## Problem statement
Go through the lines below and copy each one that holds the string "with".

## Listed records
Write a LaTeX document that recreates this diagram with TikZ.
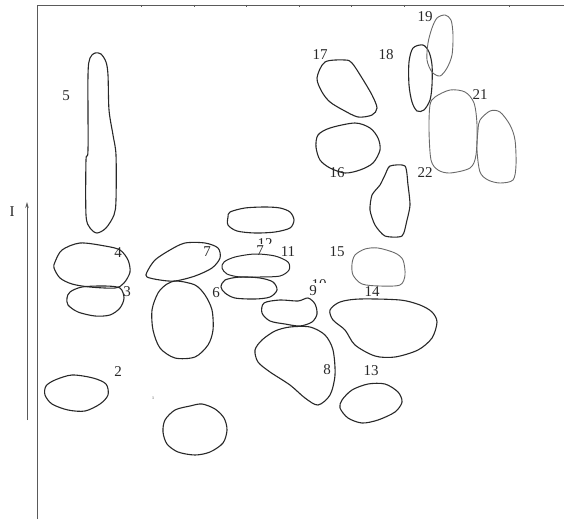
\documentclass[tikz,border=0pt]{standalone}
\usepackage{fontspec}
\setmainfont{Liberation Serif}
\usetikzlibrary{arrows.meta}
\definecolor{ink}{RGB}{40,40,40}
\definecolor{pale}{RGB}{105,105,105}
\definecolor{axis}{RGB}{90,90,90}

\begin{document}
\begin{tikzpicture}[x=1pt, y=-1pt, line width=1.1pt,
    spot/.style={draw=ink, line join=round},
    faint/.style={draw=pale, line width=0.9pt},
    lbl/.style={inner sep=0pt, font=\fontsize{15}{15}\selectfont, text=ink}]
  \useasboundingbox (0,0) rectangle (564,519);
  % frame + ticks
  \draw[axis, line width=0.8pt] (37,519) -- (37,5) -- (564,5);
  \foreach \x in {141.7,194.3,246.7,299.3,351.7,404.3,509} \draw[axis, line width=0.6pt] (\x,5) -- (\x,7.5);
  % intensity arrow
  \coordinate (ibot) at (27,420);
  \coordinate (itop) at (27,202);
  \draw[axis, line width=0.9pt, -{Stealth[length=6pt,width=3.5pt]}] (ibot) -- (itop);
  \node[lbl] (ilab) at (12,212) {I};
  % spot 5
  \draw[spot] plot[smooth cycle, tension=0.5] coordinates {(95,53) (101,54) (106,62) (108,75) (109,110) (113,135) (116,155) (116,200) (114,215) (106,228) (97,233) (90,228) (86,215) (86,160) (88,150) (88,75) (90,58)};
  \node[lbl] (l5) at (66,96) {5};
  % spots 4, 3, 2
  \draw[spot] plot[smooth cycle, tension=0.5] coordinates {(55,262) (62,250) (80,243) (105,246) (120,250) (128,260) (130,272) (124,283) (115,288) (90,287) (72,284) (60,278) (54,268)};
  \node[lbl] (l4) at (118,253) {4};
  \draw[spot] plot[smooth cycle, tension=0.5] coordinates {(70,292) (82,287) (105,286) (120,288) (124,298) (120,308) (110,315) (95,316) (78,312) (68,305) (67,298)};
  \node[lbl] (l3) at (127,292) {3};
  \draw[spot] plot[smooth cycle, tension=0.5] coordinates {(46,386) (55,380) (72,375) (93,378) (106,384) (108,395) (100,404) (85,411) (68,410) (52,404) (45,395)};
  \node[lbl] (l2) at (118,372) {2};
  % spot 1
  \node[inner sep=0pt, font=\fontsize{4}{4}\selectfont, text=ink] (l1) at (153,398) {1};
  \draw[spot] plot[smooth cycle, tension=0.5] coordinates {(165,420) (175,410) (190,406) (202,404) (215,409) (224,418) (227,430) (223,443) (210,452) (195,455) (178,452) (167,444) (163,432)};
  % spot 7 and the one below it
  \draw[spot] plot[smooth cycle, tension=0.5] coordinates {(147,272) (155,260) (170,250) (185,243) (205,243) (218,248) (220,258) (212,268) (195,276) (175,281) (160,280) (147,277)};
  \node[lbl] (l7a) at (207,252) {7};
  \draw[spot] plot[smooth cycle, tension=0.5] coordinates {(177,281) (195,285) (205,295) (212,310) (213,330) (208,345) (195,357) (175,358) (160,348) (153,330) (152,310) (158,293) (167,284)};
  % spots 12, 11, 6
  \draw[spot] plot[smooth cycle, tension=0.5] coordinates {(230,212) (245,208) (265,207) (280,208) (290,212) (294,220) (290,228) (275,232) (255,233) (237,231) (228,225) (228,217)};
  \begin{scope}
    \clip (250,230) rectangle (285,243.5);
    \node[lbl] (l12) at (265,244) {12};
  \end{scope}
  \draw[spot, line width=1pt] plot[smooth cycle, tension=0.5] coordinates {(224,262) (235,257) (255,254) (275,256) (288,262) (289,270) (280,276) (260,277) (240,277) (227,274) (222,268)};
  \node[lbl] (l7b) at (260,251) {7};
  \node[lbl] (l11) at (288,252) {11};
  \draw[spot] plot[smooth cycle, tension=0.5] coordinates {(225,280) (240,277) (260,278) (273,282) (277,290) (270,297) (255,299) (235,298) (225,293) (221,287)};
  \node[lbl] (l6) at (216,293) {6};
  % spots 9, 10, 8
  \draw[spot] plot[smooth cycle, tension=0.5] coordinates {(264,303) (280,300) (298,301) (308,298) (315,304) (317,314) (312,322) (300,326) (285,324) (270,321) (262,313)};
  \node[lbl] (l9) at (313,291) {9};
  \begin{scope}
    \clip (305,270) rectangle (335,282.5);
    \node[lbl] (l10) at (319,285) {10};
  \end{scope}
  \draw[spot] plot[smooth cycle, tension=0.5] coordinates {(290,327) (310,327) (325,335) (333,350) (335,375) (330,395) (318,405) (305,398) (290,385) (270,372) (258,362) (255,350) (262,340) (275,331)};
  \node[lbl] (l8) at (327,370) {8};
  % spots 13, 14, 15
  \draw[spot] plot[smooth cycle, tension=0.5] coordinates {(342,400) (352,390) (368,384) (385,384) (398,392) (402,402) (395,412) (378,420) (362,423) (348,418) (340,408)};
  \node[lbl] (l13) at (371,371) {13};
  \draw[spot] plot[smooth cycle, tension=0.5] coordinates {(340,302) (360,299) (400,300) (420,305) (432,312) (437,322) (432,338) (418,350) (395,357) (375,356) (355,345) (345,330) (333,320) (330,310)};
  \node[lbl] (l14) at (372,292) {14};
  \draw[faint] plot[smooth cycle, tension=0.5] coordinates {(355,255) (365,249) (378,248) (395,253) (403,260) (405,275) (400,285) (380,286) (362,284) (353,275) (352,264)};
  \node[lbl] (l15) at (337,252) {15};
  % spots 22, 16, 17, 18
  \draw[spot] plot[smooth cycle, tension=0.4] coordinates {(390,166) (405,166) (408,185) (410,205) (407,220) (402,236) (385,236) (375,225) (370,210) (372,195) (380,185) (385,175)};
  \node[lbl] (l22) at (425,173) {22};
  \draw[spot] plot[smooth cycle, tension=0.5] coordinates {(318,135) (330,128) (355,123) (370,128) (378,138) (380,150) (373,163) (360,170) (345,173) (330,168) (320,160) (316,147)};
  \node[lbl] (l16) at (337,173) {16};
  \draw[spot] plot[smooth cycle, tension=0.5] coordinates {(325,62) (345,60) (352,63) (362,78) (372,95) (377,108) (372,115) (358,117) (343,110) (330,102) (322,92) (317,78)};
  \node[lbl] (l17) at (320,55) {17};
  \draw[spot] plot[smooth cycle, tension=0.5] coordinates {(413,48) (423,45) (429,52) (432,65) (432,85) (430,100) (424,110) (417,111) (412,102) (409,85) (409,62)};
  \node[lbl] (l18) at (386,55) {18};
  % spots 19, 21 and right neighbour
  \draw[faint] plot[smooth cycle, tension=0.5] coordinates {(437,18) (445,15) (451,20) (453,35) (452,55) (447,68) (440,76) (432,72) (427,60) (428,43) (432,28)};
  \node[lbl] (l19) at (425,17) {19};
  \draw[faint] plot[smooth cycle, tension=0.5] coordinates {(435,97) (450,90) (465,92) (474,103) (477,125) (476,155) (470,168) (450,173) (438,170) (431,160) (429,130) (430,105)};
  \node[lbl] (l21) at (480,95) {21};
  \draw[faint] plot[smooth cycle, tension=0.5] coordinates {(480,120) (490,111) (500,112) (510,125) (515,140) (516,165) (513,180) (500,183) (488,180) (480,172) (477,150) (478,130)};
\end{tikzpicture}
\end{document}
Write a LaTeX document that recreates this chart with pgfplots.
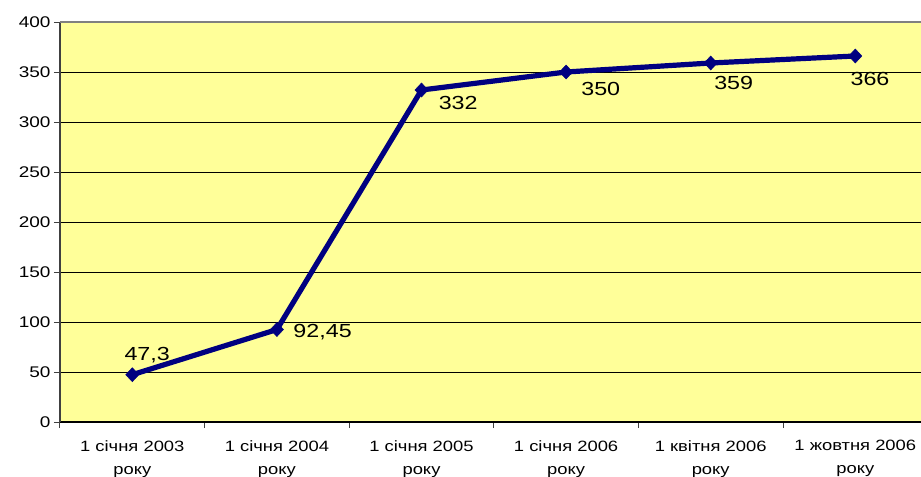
* * *
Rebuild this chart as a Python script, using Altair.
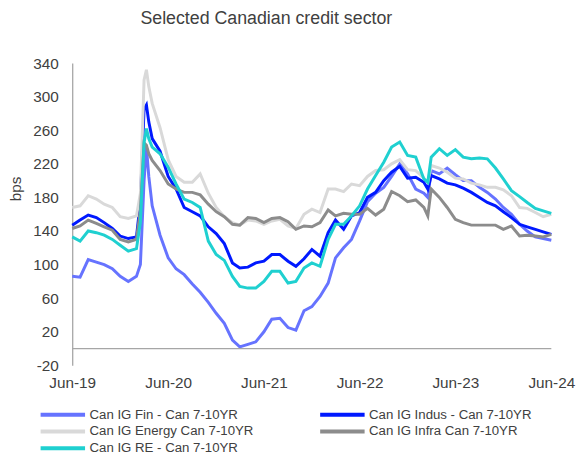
==
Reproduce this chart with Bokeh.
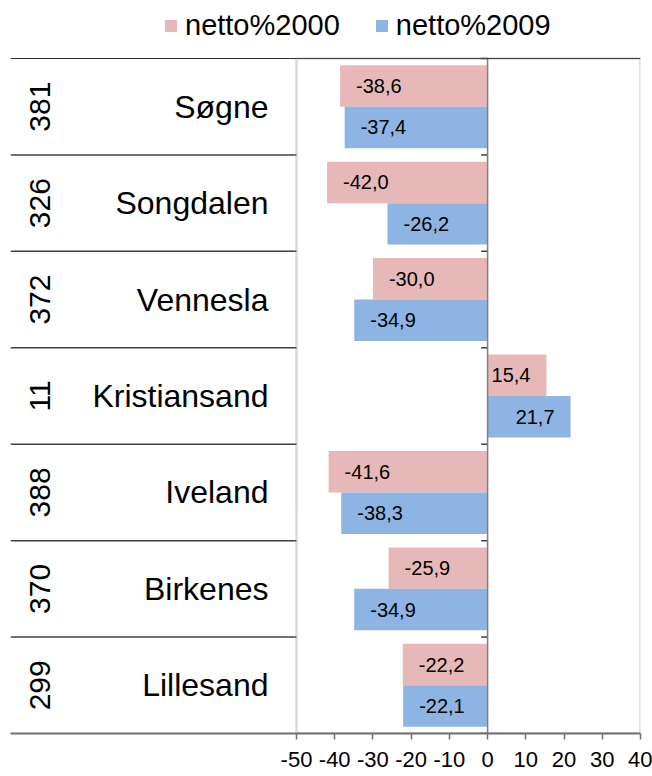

## Answer to the task
Write a LaTeX document that recreates this diagram with TikZ.
Write a LaTeX document that recreates this chart with pgfplots.
Reproduce this chart with Bokeh.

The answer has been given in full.